▸ **WHAT THE TASK REQUIRES**: Reproduce from the records below, with no pictures, exactly the lines between the one containing "What SVG code" and the one containing "Estudio de Simulación</text>", inclusive.

▸ **EXTRACTED MATERIAL**:
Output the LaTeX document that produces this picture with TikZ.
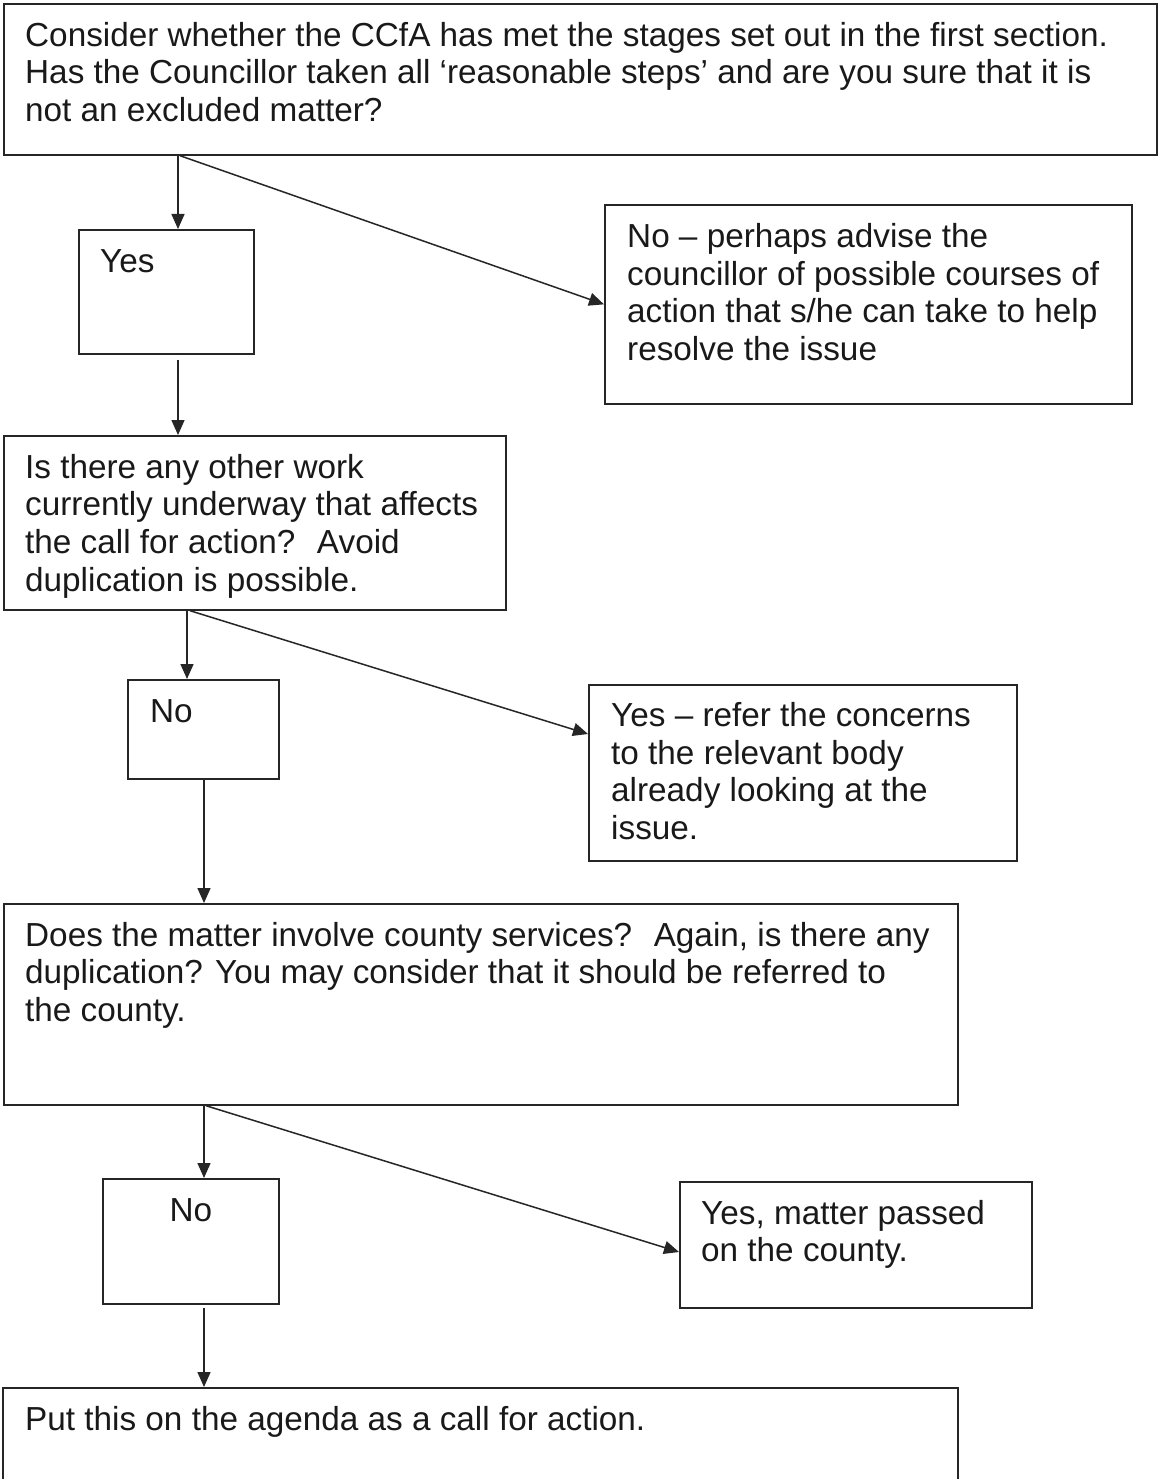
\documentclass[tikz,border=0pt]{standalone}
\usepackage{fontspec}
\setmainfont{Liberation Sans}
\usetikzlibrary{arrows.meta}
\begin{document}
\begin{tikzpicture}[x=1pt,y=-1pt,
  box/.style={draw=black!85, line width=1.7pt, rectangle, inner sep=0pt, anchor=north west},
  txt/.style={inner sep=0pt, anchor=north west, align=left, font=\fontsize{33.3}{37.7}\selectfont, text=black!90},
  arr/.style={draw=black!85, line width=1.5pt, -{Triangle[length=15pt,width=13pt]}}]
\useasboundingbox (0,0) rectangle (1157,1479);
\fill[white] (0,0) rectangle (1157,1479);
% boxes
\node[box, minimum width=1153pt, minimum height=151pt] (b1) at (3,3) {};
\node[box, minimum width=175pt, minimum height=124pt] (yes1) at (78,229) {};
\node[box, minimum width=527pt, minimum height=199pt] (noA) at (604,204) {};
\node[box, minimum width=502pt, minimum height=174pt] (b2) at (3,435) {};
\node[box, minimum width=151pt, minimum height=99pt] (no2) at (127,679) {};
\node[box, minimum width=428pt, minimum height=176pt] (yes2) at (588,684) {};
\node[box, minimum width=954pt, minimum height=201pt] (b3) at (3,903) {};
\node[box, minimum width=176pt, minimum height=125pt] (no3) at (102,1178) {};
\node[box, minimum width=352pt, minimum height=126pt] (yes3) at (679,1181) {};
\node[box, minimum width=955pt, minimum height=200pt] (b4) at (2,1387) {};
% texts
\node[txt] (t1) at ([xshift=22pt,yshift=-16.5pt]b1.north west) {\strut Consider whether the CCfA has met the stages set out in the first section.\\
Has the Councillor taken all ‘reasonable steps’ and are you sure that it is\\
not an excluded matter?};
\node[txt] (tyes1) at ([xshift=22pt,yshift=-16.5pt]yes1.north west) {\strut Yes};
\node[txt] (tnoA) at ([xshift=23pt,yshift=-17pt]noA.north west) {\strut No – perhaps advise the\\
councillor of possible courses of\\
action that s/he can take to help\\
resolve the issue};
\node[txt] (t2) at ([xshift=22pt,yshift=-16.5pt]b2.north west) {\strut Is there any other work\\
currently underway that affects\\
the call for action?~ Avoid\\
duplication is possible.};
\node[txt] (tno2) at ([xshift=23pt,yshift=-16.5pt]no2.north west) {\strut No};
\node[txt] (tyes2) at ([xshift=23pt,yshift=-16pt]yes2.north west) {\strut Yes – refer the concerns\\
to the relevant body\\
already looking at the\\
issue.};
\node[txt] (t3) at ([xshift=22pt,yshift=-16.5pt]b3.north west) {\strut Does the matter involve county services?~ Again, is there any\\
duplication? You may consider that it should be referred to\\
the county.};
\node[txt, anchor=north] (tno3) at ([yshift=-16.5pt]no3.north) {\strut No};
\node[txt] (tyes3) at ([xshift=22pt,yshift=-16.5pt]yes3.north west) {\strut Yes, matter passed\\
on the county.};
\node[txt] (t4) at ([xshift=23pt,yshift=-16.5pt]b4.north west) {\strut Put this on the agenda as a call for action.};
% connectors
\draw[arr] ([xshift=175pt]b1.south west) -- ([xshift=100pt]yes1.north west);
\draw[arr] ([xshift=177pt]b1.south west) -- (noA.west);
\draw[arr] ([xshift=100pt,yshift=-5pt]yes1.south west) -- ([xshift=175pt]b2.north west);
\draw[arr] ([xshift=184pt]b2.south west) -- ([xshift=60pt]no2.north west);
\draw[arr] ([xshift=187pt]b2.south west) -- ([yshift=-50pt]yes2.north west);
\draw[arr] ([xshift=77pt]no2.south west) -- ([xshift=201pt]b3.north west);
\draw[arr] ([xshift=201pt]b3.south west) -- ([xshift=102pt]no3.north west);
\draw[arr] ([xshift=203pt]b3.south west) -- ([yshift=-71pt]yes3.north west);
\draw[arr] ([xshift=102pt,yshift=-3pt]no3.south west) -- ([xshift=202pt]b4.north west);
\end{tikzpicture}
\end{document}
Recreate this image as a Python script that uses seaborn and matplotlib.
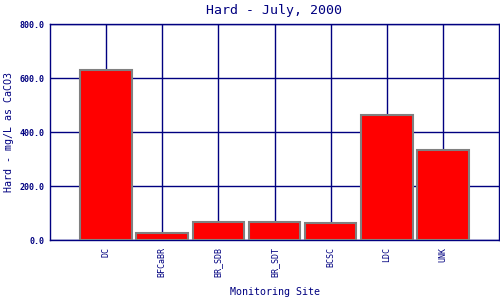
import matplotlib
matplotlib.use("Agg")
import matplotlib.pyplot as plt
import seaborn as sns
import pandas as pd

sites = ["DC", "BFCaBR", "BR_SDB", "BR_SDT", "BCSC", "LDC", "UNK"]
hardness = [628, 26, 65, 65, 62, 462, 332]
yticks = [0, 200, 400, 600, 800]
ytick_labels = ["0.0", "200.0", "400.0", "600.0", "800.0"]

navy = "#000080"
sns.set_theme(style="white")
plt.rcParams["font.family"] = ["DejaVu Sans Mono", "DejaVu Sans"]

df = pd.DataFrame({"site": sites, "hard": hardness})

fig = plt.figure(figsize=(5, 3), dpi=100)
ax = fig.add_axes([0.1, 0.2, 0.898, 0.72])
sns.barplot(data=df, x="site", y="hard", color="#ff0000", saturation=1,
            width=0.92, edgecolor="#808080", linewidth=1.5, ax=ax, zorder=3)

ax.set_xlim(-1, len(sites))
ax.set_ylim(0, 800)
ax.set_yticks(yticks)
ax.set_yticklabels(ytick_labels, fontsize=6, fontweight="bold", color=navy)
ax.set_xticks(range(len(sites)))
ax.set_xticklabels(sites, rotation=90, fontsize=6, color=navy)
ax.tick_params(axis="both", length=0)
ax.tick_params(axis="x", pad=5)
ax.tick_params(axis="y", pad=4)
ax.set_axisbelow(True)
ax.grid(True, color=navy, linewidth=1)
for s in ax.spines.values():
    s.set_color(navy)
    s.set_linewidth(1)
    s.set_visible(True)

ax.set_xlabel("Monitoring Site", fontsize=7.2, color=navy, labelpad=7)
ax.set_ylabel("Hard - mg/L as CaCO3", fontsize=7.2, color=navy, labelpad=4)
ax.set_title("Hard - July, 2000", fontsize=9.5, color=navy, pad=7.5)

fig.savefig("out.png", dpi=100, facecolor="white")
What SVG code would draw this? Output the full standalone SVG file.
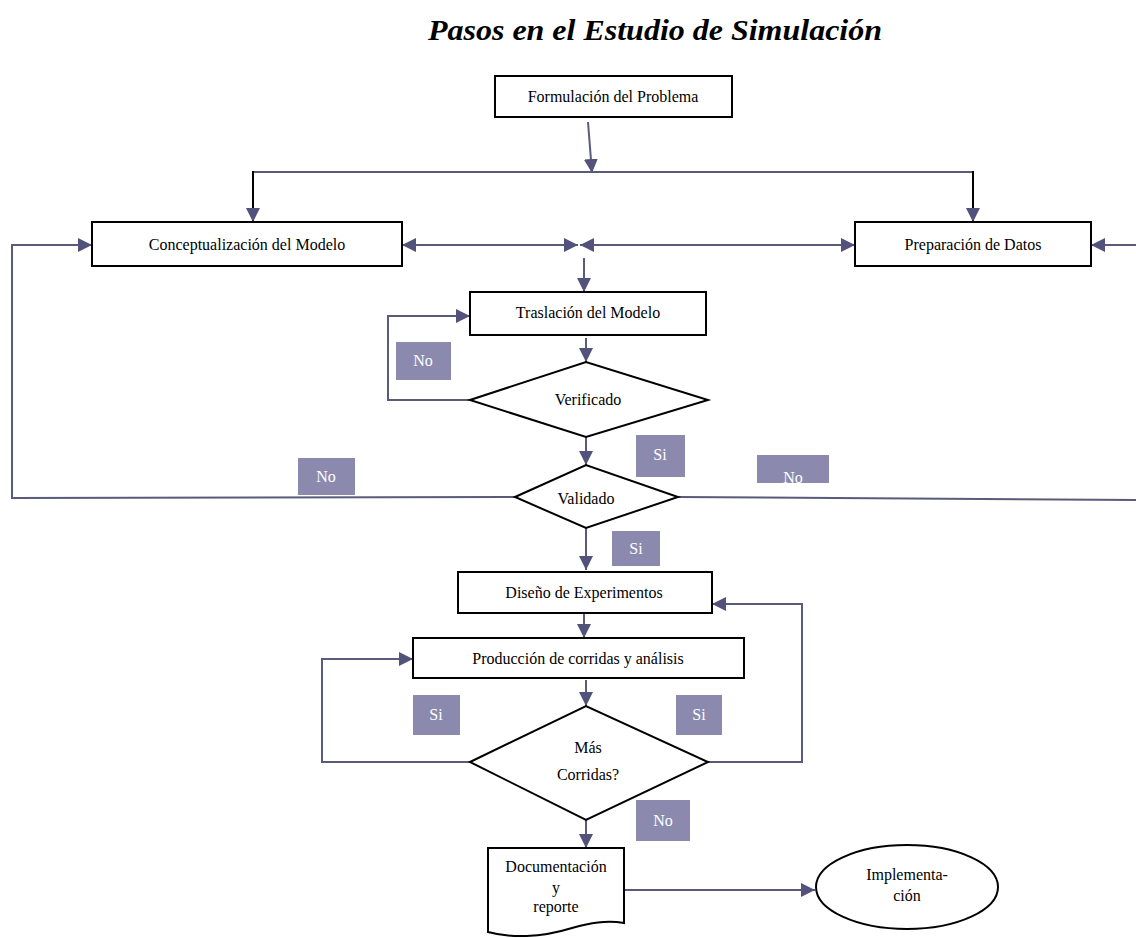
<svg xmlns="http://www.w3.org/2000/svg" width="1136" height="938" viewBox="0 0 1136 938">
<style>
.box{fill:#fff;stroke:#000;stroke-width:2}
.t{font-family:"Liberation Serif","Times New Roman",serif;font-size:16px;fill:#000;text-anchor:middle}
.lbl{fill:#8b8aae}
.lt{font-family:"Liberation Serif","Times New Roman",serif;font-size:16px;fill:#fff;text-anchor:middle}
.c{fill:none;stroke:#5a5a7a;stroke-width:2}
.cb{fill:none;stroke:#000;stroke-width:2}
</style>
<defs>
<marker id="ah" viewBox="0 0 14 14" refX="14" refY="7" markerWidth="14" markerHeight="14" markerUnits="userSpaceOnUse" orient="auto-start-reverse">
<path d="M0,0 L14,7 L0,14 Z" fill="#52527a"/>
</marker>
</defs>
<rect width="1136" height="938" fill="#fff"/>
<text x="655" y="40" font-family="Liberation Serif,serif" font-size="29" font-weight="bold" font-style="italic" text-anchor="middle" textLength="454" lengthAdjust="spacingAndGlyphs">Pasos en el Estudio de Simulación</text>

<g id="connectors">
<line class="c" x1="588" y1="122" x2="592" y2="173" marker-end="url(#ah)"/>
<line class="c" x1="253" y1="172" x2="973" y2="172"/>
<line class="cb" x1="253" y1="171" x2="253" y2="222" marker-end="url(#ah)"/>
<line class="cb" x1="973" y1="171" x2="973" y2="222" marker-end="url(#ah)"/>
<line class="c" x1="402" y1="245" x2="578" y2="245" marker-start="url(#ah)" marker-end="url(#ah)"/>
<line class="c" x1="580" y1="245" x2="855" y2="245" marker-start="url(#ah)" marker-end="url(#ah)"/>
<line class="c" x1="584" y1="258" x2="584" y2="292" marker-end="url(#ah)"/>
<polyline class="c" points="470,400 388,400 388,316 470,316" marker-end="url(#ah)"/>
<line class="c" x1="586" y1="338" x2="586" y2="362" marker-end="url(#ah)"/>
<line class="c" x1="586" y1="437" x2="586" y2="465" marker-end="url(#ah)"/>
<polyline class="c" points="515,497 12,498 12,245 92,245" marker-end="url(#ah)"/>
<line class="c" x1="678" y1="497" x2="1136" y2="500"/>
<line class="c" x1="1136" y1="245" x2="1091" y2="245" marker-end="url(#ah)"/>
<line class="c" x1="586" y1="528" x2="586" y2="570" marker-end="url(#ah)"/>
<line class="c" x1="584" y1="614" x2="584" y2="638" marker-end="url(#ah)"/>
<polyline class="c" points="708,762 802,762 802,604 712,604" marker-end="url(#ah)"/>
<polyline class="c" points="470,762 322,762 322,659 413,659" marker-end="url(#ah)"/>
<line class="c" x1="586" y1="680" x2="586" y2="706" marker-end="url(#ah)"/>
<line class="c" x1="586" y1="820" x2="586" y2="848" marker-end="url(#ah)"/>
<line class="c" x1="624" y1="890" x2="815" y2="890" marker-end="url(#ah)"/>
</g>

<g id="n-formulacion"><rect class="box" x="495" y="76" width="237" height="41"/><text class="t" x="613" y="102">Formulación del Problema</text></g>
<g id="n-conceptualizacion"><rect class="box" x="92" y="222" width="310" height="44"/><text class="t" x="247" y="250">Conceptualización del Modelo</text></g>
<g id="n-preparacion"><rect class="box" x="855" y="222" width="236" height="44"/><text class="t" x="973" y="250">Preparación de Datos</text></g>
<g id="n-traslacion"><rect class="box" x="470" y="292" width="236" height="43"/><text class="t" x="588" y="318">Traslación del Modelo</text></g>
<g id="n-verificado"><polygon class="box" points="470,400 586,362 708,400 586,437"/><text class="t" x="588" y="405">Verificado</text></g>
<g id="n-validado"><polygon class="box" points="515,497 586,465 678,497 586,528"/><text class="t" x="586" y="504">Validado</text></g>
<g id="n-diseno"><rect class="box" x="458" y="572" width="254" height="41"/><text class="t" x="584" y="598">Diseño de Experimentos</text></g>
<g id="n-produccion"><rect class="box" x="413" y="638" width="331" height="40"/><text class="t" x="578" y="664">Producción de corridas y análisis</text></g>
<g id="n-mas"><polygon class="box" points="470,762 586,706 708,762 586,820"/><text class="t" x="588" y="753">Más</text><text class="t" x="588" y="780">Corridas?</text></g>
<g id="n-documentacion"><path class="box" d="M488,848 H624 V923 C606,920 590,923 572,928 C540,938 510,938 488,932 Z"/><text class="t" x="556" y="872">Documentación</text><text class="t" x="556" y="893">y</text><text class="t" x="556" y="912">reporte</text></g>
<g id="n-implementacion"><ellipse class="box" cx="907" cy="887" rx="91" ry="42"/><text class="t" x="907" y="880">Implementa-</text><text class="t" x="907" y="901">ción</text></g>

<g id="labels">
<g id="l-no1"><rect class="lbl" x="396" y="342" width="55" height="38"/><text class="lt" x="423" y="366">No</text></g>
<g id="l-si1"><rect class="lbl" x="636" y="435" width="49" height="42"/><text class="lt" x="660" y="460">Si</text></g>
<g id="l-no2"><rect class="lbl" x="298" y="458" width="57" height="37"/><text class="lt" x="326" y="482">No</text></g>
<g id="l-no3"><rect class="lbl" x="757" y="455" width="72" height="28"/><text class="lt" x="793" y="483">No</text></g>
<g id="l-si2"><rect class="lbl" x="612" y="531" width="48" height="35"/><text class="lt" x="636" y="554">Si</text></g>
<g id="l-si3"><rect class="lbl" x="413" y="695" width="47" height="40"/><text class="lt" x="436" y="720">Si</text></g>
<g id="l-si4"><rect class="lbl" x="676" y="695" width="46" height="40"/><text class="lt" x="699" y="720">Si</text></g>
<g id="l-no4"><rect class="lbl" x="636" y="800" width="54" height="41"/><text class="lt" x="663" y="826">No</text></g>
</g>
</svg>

▸ **EXERCISE RESULT**:
What SVG code would draw this? Output the full standalone SVG file.
<svg xmlns="http://www.w3.org/2000/svg" width="1136" height="938" viewBox="0 0 1136 938">
<style>
.box{fill:#fff;stroke:#000;stroke-width:2}
.t{font-family:"Liberation Serif","Times New Roman",serif;font-size:16px;fill:#000;text-anchor:middle}
.lbl{fill:#8b8aae}
.lt{font-family:"Liberation Serif","Times New Roman",serif;font-size:16px;fill:#fff;text-anchor:middle}
.c{fill:none;stroke:#5a5a7a;stroke-width:2}
.cb{fill:none;stroke:#000;stroke-width:2}
</style>
<defs>
<marker id="ah" viewBox="0 0 14 14" refX="14" refY="7" markerWidth="14" markerHeight="14" markerUnits="userSpaceOnUse" orient="auto-start-reverse">
<path d="M0,0 L14,7 L0,14 Z" fill="#52527a"/>
</marker>
</defs>
<rect width="1136" height="938" fill="#fff"/>
<text x="655" y="40" font-family="Liberation Serif,serif" font-size="29" font-weight="bold" font-style="italic" text-anchor="middle" textLength="454" lengthAdjust="spacingAndGlyphs">Pasos en el Estudio de Simulación</text>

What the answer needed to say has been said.